Les principaux besoins mis en avant par les Etats débiteurs pour motiver ces émissions d’obligations sont en premier lieu les dépenses d’infrastructures. Ce fut le cas du Ghana en 2007, du Sénégal en 2009 et en 2011), de la Zambie en 2012 et de la Tanzanie en 2013. L’Afrique du Sud et le Nigéria (2011) ont fait des émissions de référence. Il s’agit là de pays dont le volume économique leur permet de lancer des obligations désormais de référence plutôt que des émissions ponctuelles et conjoncturelles. Enfin, plusieurs pays africains ont émis de la dette dans un cadre de restructuration de la dette contractée antérieurement. Les Seychelles en 2006 et en 2010, le Gabon en 2007, la République du Congo en 2007 et la Côte d’Ivoire en 2010 en sont des exemples récents.

Les raisons de cet engouement pour l’émission d’obligations souveraines africaines sur les marchés financiers internationaux sont multiples. Stiglitz y voit une manifestation de l’appétit des investisseurs pour le rendement, car les taux que promettent ces obligations sont largement supérieurs à ceux des obligations d’Etat américaines, par exemple, qui sont au plus bas. L’autre raison évoquée est l’autonomie et la liberté d’action que confèrent ces emprunts, une liberté qui fait complètement défaut aux dirigeants africains lorsqu’ils empruntent auprès des partenaires au développement. Le compromis classique était d’obtenir des taux d’intérêts bas, parfois nuls ou négatifs sur la dette mais en revanche d’accepter une surveillance drastique quant à la manière d’utiliser les fonds, une surveillance souvent  accompagnée de contraintes d’ajustement structurel.

D’un côté, on aurait donc des investisseurs obnubilés par l’appât du gain, prêts à prêter à des taux inférieurs à ceux de la dette souveraine espagnole, à des Etats comme la Zambie, malgré leur mauvaise note de crédit. Ces investisseurs iraient même jusqu’à espérer un sauvetage si les pays débiteurs se retrouvaient au bord du défaut, un sauvetage qui serait orchestré par les fameux partenaires au développement et qui pourrait rapporter gros aux institutions prêteuses. De l’autre côté, on aurait des dirigeants qui souhaiteraient bénéficier de la liberté d’utilisation et d’investissement des fonds collectés tout en faisant le calcul qu’il incombera aux dirigeants des mandatures à suivre de faire face aux difficultés liées au service de la dette. La rencontre de ces investisseurs et de ces dirigeants de pays africains, tous pensant uniquement à leurs intérêts et faisant preuve d’une vision très court-termiste serait à la base de cette exubérance, qui a en elle les germes d’une crise systémique dont les conséquences seraient catastrophiques.

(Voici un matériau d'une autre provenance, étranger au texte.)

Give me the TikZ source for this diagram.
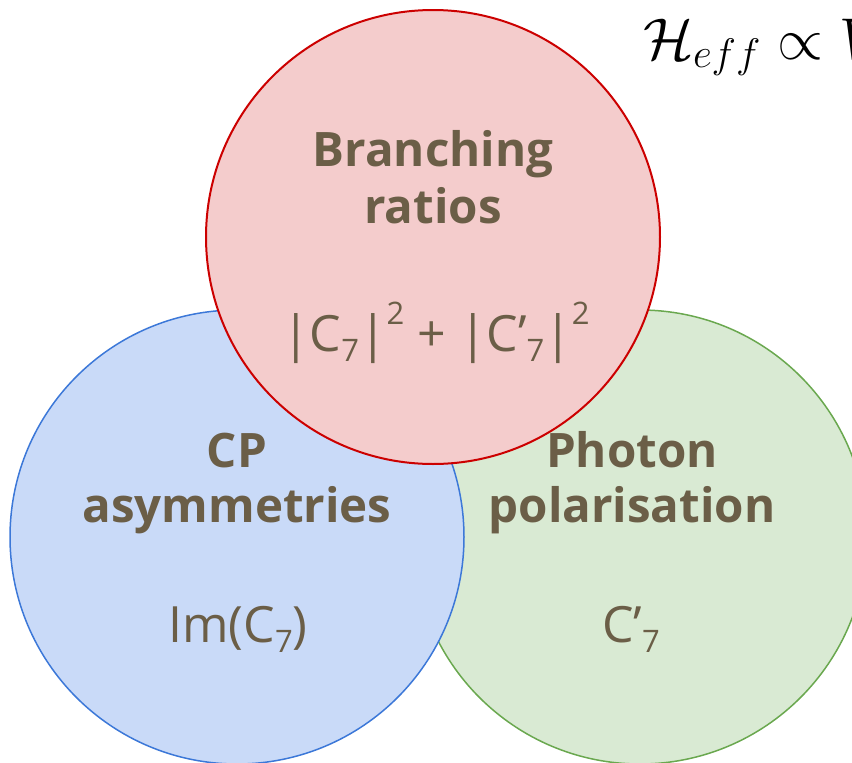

Peut-on cependant y voir des signes positifs ? Que faire face aux risques liés à cette stratégie de financement ? Nous aborderons ces points dans le deuxième volet de cette série.

A suivre…

Tite Yokossi

 

 

 

 

 

 


[1] L’article est initialement paru sur Project Syndicate, une plateforme très influente où s’expriment régulièrement des économistes de renom

 

 

 

 

 

[2] Joseph Stiglitz, lauréat du Prix Nobel d’Economie en 2001, est professeur à la prestigieuse université de Columbia à New York.